Although they went to the Toronto International Film Festival in September ostensibly looking for a buyer, Mr. Sayles and Ms. Renzi’s efforts seemed halfhearted at best: they were happy, Ms. Renzi said, with the marketing plan that was in place between them and Emerging Pictures, the Manhattan company run by the distribution veteran Ira Deutchman, which has been using unorthodox methods to get specialized film to audiences.
In the case of “Honeydripper,” those things include taking musicians from the movie, a so-called Honeydripper All-Star Band, to a recent blues festival in Long Beach, Calif. “Was it worth it?” Ms. Renzi asked rhetorically. “I looked out at this crowd of maybe 600 people rocking out in 110-degree weather, and I thought, ‘Yes.’ Because we had asked every one of these people, who are blues fans, to go to the movie. And they’ll go.” Six hundred people may not be much by Hollywood standards, but the strategy is about talking to people who will talk to the right people.

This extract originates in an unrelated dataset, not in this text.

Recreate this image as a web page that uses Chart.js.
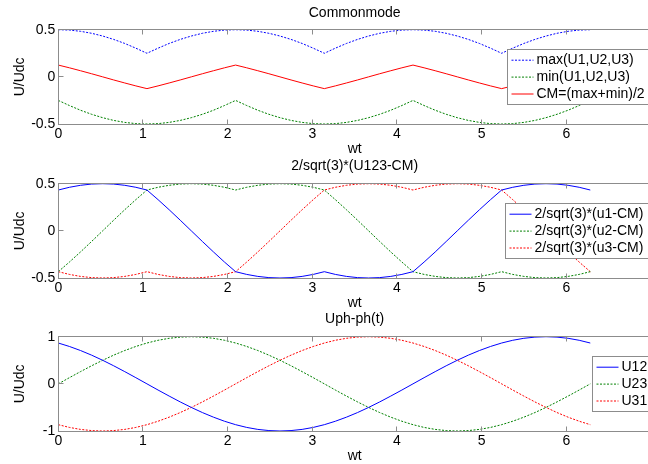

William Packer, the producer of “Stomp the Yard,” has also joined the “Honeydripper” team, helping to forge an alliance with Clark Atlanta University, which, in conjunction with the film, is starting a marketing and distribution course for African-American college students nationwide.
“John Sayles has his audience,” a mostly white, older, art-house crowd, Mr. Packer said. “But I think this is a film I really think can penetrate the African-American audience.” He plans to reach them through churches and the school alliance, and by sharing profits with the colleges whose students are involved. “Honeydripper” stars Mr. Glover as the owner of a bar in financial trouble, who decides to book a regional blues star for the one big Saturday-night payday. Things go awry, in various comedic ways. Character, however, is the film’s calling card, as is the cast, which features veterans like Charles S. Dutton.
“I was definitely a fan,” Mr. Dutton said, explaining how he got involved with Mr. Sayles. “Always have been. Every time I would hear about a Sayles movie, I’d say, ‘Damn, I never get a call from this guy.’ And I’ve known Danny for 27, 28 years, and he and I have never worked together. So when this one came around, it was a chance to work with Sayles and Danny.”
Not, however, for the big check. “I guess you eventually get spoiled after a couple of decades in the business, and it took some getting used to,” Mr. Dutton said, referring to the low-budget Sayles operation. “Because they’re not the greatest trailers, and all that stuff. You go in those tiny cubicles and say, ‘Lord, what have I gotten myself into?’ But there’s a great camaraderie.”
Mr. Sayles may not be thrilled with the constant scrambling, but he has come to terms with it. “You get to the point,” he said, “where you say, ‘How much money do we have, and can we shoot it in five weeks?’ Rather than wait another year and see if we can raise money, we go ahead. You just have to learn to multitask. For instance, I wrote 10 pages of a screenplay for somebody yesterday morning, so I’m almost always, unless I’m shooting, writing something, which is how I make a living. And how I financed the last couple of films. But it’s just part of the job and always has been.
“About 80 percent of the job is publicity and fund-raising. It’s not my interest, but if you want to make another film, you have to deal with it.”